In life one always grows and expands/evolves/mutate and gradually dislikes become likes friends become enemies.

Eight straight hours a day meditation lead to limb paralysis and severe back pain. It also lead to the precipice of enlightenment. I actually stood on the edge of the path trod by the Buddha and the wise but this time sheltering from the rain sleeping rough in a bus shelter in South Wales. I held the diamond/lotus in my hand and threw it away scared and unsure. It was there for me and i turned my back on it. The smile on Buddhas face is the realisation that what he sought he already possessed, the anger on mine is that the gift offered was flung back into the void and im not sure if i can get it back.
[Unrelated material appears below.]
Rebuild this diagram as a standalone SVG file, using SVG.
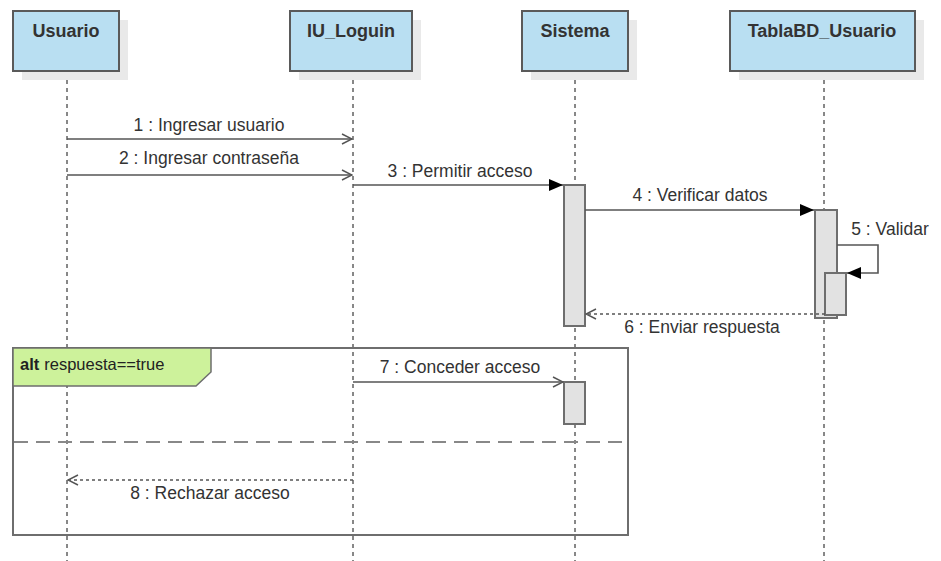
<svg xmlns="http://www.w3.org/2000/svg" width="941" height="561" viewBox="0 0 941 561">
  <style>
    .head { fill: #b9dff2; stroke: #5a5a5a; stroke-width: 2; }
    .shadow { fill: #e9e9e9; }
    .hname { font-family: "Liberation Sans", Arial, sans-serif; font-size: 18px; font-weight: bold; fill: #333; text-anchor: middle; }
    .life { stroke: #111; stroke-width: 1; stroke-dasharray: 4 4; fill: none; }
    .act { fill: #e2e2e2; stroke: #6e6e6e; stroke-width: 2; }
    .msg { stroke: #555; stroke-width: 1.6; fill: none; }
    .ret { stroke: #555; stroke-width: 1.6; fill: none; stroke-dasharray: 3 3; }
    .lbl { font-family: "Liberation Sans", Arial, sans-serif; font-size: 17.5px; fill: #333; text-anchor: middle; }
    .frame { fill: none; stroke: #6e6e6e; stroke-width: 2; }
    .sep { stroke: #888; stroke-width: 2; stroke-dasharray: 14 8; }
  </style>
  <defs>
    <marker id="open" markerWidth="12" markerHeight="12" refX="11" refY="6" orient="auto" markerUnits="userSpaceOnUse">
      <path d="M1,1 L11,6 L1,11" fill="none" stroke="#555" stroke-width="1.5"/>
    </marker>
    <marker id="solid" markerWidth="16" markerHeight="14" refX="15" refY="7" orient="auto" markerUnits="userSpaceOnUse">
      <path d="M1,1 L15,7 L1,13 Z" fill="#000"/>
    </marker>
  </defs>

  <!-- lifelines -->
  <g id="lifelines">
    <line class="life" x1="67" y1="72" x2="67" y2="561"/>
    <line class="life" x1="353" y1="72" x2="353" y2="561"/>
    <line class="life" x1="575" y1="72" x2="575" y2="561"/>
    <line class="life" x1="824" y1="72" x2="824" y2="561"/>
  </g>

  <!-- participants -->
  <g id="usuario">
    <rect class="shadow" x="22" y="20" width="106" height="60"/>
    <rect class="head" x="13" y="11" width="106" height="60"/>
    <text class="hname" x="66" y="37">Usuario</text>
  </g>
  <g id="iu-loguin">
    <rect class="shadow" x="299" y="20" width="122" height="60"/>
    <rect class="head" x="290" y="11" width="122" height="60"/>
    <text class="hname" x="351" y="37">IU_Loguin</text>
  </g>
  <g id="sistema">
    <rect class="shadow" x="531" y="20" width="106" height="60"/>
    <rect class="head" x="522" y="11" width="106" height="60"/>
    <text class="hname" x="575" y="37">Sistema</text>
  </g>
  <g id="tablabd-usuario">
    <rect class="shadow" x="739" y="20" width="185" height="60"/>
    <rect class="head" x="730" y="11" width="185" height="60"/>
    <text class="hname" x="822" y="37">TablaBD_Usuario</text>
  </g>

  <!-- alt fragment -->
  <g id="alt-frame">
    <rect class="frame" x="13" y="348" width="615" height="187"/>
    <path d="M13,348 H211 V372 L196,386 H13 Z" fill="#cdf29b" stroke="#6e6e6e" stroke-width="1.5"/>
    <text x="20" y="370" font-family="'Liberation Sans', Arial, sans-serif" font-size="16.5" fill="#222"><tspan font-weight="bold">alt</tspan><tspan dx="5">respuesta==true</tspan></text>
    <line class="sep" x1="14" y1="442" x2="627" y2="442"/>
  </g>

  <!-- activations -->
  <g id="activations">
    <rect class="act" x="564" y="185" width="21" height="141"/>
    <rect class="act" x="815" y="210" width="22" height="108"/>
    <rect class="act" x="825" y="273" width="21" height="42"/>
    <rect class="act" x="564" y="382" width="21" height="42"/>
  </g>

  <!-- messages -->
  <g id="connectors">
    <line class="msg" x1="67" y1="139" x2="352" y2="139" marker-end="url(#open)"/>
    <text class="lbl" x="209" y="131">1 : Ingresar usuario</text>

    <line class="msg" x1="67" y1="175" x2="352" y2="175" marker-end="url(#open)"/>
    <text class="lbl" x="209" y="164">2 : Ingresar contraseña</text>

    <line class="msg" x1="353" y1="185" x2="563" y2="185" marker-end="url(#solid)"/>
    <text class="lbl" x="460" y="177">3 : Permitir acceso</text>

    <line class="msg" x1="585" y1="210" x2="814" y2="210" marker-end="url(#solid)"/>
    <text class="lbl" x="700" y="201">4 : Verificar datos</text>

    <path class="msg" d="M837,245 H878 V273 H847" marker-end="url(#solid)"/>
    <text class="lbl" x="890" y="235">5 : Validar</text>

    <line class="ret" x1="825" y1="314" x2="586" y2="314" marker-end="url(#open)"/>
    <text class="lbl" x="702" y="333">6 : Enviar respuesta</text>

    <line class="msg" x1="353" y1="382" x2="563" y2="382" marker-end="url(#open)"/>
    <text class="lbl" x="460" y="373">7 : Conceder acceso</text>

    <line class="ret" x1="353" y1="480" x2="68" y2="480" marker-end="url(#open)"/>
    <text class="lbl" x="210" y="499">8 : Rechazar acceso</text>
  </g>
</svg>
On that day Longboardbuddha died a death and i picked a new mask of Gravity Bastard. He rides streetluge as he is too scared to ride stand up anymore. For power he took the head of his ulna which he used to insert in decks and powdered it into a glass of strawberry Nesquick thus ingesting his former incarnation. He cares for a memorial tree of the father of a person he never met and the small sapling now growing into a strong young tree listens to his laments and complaints.

Instead of carving beautiful decks i weld luges, gloveless to suffer the pangs of pain as the craft is birthed and welcome the burn and the ache as it is payment on a debt.

Gravity is the power that flings stars into each other and holds planetary masses in orbit, it birthed a universe and destroys as well as creates. I use Gravity as a fuel. When i go fast i forget and that few precious seconds of blankness are worth the world to me.

Excuse me if i talk to or email you and i sound obtuse and insane its simply because i am but instead of fighting it i am slowly learning to live with it and i am trying very very hard.

This medium will be an outlet for the babbling and the theories, a catharsis and an excuse.